> _The exercise_:
Leave out all pictures. Return exactly the lines from the top of the material through the line containing "plt.rcParams['font.family'] = ['Liberation".

> _Given material_:
(begin)

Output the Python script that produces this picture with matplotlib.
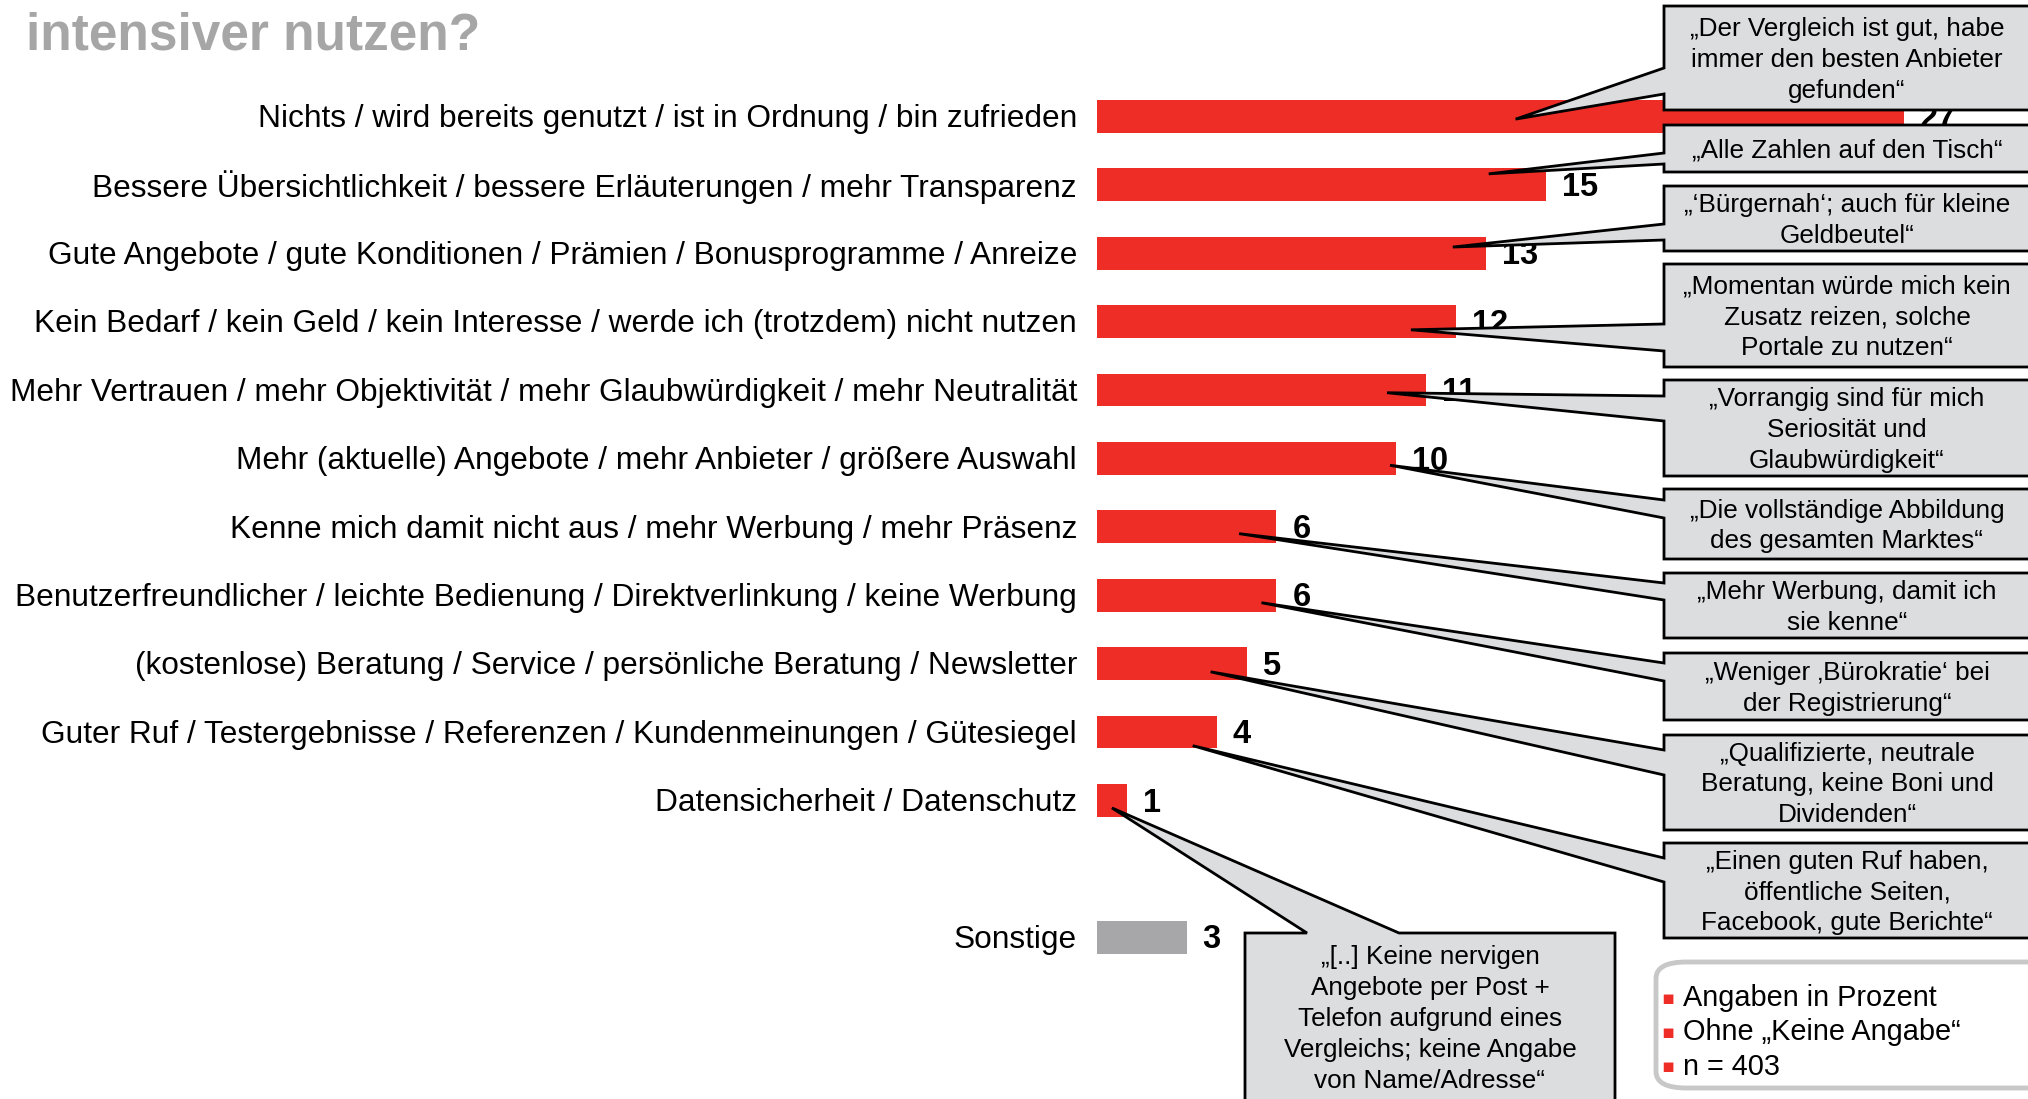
import numpy as np
import matplotlib
matplotlib.use('Agg')
import matplotlib.pyplot as plt
from matplotlib.patches import Polygon, FancyBboxPatch

plt.rcParams['font.family'] = ['Liberation Sans', 'DejaVu Sans']

# data (Angaben in Prozent, n = 403)
categories = [
    'Nichts / wird bereits genutzt / ist in Ordnung / bin zufrieden',
    'Bessere Übersichtlichkeit / bessere Erläuterungen / mehr Transparenz',
    'Gute Angebote / gute Konditionen / Prämien / Bonusprogramme / Anreize',
    'Kein Bedarf / kein Geld / kein Interesse / werde ich (trotzdem) nicht nutzen',
    'Mehr Vertrauen / mehr Objektivität / mehr Glaubwürdigkeit / mehr Neutralität',
    'Mehr (aktuelle) Angebote / mehr Anbieter / größere Auswahl',
    'Kenne mich damit nicht aus / mehr Werbung / mehr Präsenz',
    'Benutzerfreundlicher / leichte Bedienung / Direktverlinkung / keine Werbung',
    '(kostenlose) Beratung / Service / persönliche Beratung / Newsletter',
    'Guter Ruf / Testergebnisse / Referenzen / Kundenmeinungen / Gütesiegel',
    'Datensicherheit / Datenschutz',
]
values = [27, 15, 13, 12, 11, 10, 6, 6, 5, 4, 1]
other_label = 'Sonstige'
other_value = 3

quotes = [
    '„Der Vergleich ist gut, habe\nimmer den besten Anbieter\ngefunden“',
    '„Alle Zahlen auf den Tisch“',
    '„‘Bürgernah‘; auch für kleine\nGeldbeutel“',
    '„Momentan würde mich kein\nZusatz reizen, solche\nPortale zu nutzen“',
    '„Vorrangig sind für mich\nSeriosität und\nGlaubwürdigkeit“',
    '„Die vollständige Abbildung\ndes gesamten Marktes“',
    '„Mehr Werbung, damit ich\nsie kenne“',
    '„Weniger ‚Bürokratie‘ bei\nder Registrierung“',
    '„Qualifizierte, neutrale\nBeratung, keine Boni und\nDividenden“',
    '„Einen guten Ruf haben,\nöffentliche Seiten,\nFacebook, gute Berichte“',
    '„[..] Keine nervigen\nAngebote per Post +\nTelefon aufgrund eines\nVergleichs; keine Angabe\nvon Name/Adresse“',
]
notes = ['Angaben in Prozent', 'Ohne „Keine Angabe“', 'n = 403']

RED = '#ee2d27'
GREY_BAR = '#a7a7aa'
BOX = '#dcdddf'
W, H = 2028, 1099

fig = plt.figure(figsize=(W / 100, H / 100), dpi=100)
ax = fig.add_axes([0, 0, 1, 1])
ax.axis('off')
# 29.9 px per percent, bars start at x=1097 px; rows every 68.4 px starting at 116.4 px
ppu = 29.9
ax.set_xlim(-1097 / ppu, (W - 1097) / ppu)
ax.set_ylim((H - 116.4) / 68.4, -116.4 / 68.4)

ypos = np.arange(len(values))
y_other = len(values) + 1
ax.barh(ypos, values, height=0.48, color=RED)
ax.barh([y_other], [other_value], height=0.48, color=GREY_BAR)

lab_x = -20 / ppu
val_dx = 16 / ppu
for y, c, v in zip(ypos, categories, values):
    ax.text(lab_x, y + 0.04, c, ha='right', va='center', fontsize=22.8)
    ax.text(v + val_dx, y + 0.04, str(v), ha='left', va='center', fontsize=23.5,
            fontweight='bold')
ax.text(lab_x, y_other + 0.04, other_label, ha='right', va='center', fontsize=22.8)
ax.text(other_value + val_dx, y_other + 0.04, str(other_value), ha='left', va='center',
        fontsize=23.5, fontweight='bold')

# title (first line is cut off in the original)
fig.text(26 / W, 1 - 49 / H, 'intensiver nutzen?', ha='left', va='baseline',
         fontsize=37, fontweight='bold', color='#a6a6a6')


def tip_px(tx, ty):
    dx, dy = ax.transData.transform((tx, ty))
    return dx, H - dy


def to_fig(pts):
    return [(x / W, 1 - y / H) for x, y in pts]


# callouts: (top, bottom, wedge upper, wedge lower) in px, tip in data units
box_left, box_right = 1664, 2045
boxes = [(6, 110, 68, 94), (125, 172, 153, 164), (186, 251, 224, 240),
         (264, 367, 324, 351), (380, 476, 396, 421), (489, 559, 500, 518),
         (573, 638, 583, 600), (653, 720, 663, 681), (735, 830, 750, 775),
         (843, 938, 858, 882)]
tip_x = [14.0, 13.1, 11.9, 10.5, 9.7, 9.8, 4.75, 5.5, 3.8, 3.2]
tip_dy = [0.04, -0.16, -0.09, 0.12, 0.04, 0.1, 0.1, 0.11, 0.12, 0.2]

for i, (t, b, w1, w2) in enumerate(boxes):
    tp = tip_px(tip_x[i], ypos[i] + tip_dy[i])
    pts = [(box_left, t), (box_right, t), (box_right, b), (box_left, b),
           (box_left, w2), tp, (box_left, w1)]
    fig.patches.append(Polygon(to_fig(pts), closed=True, facecolor=BOX, edgecolor='black',
                               linewidth=2, joinstyle='miter', transform=fig.transFigure,
                               zorder=5))
    fig.text(1847 / W, 1 - ((t + b) / 2 + 2) / H, quotes[i],
             ha='center', va='center', fontsize=18.8, linespacing=1.36, zorder=6)

# bottom callout pointing up to the smallest bar
tp = tip_px(0.5, ypos[-1] + 0.11)
bl, br, bt, bb = 1245, 1615, 933, 1110
pts = [(bl, bt), (1307, bt), tp, (1399, bt), (br, bt), (br, bb), (bl, bb)]
fig.patches.append(Polygon(to_fig(pts), closed=True, facecolor=BOX, edgecolor='black',
                           linewidth=2, joinstyle='miter', transform=fig.transFigure,
                           zorder=5))
fig.text(1430 / W, 1 - 1019 / H, quotes[-1], ha='center', va='center', fontsize=18.8,
         linespacing=1.36, zorder=6)

# notes box
fig.patches.append(FancyBboxPatch((1656 / W, 1 - 1088 / H), 400 / W, 126 / H,
                                  boxstyle='round,pad=0,rounding_size=0.015',
                                  facecolor='white', edgecolor='#c8c8c8', linewidth=3.5,
                                  transform=fig.transFigure, zorder=5))
for k, n in enumerate(notes):
    yy = 1 - (998 + 34.5 * k) / H
    fig.text(1668 / W, yy, '▪', ha='center', va='center', fontsize=14, color=RED,
             family='DejaVu Sans', zorder=6)
    fig.text(1683 / W, yy, n, ha='left', va='center', fontsize=20.8, zorder=6)

fig.savefig('out.png', dpi=100)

(end)

> _Task output_:
Output the Python script that produces this picture with matplotlib.
import numpy as np
import matplotlib
matplotlib.use('Agg')
import matplotlib.pyplot as plt
from matplotlib.patches import Polygon, FancyBboxPatch

plt.rcParams['font.family'] = ['Liberation Sans', 'DejaVu Sans']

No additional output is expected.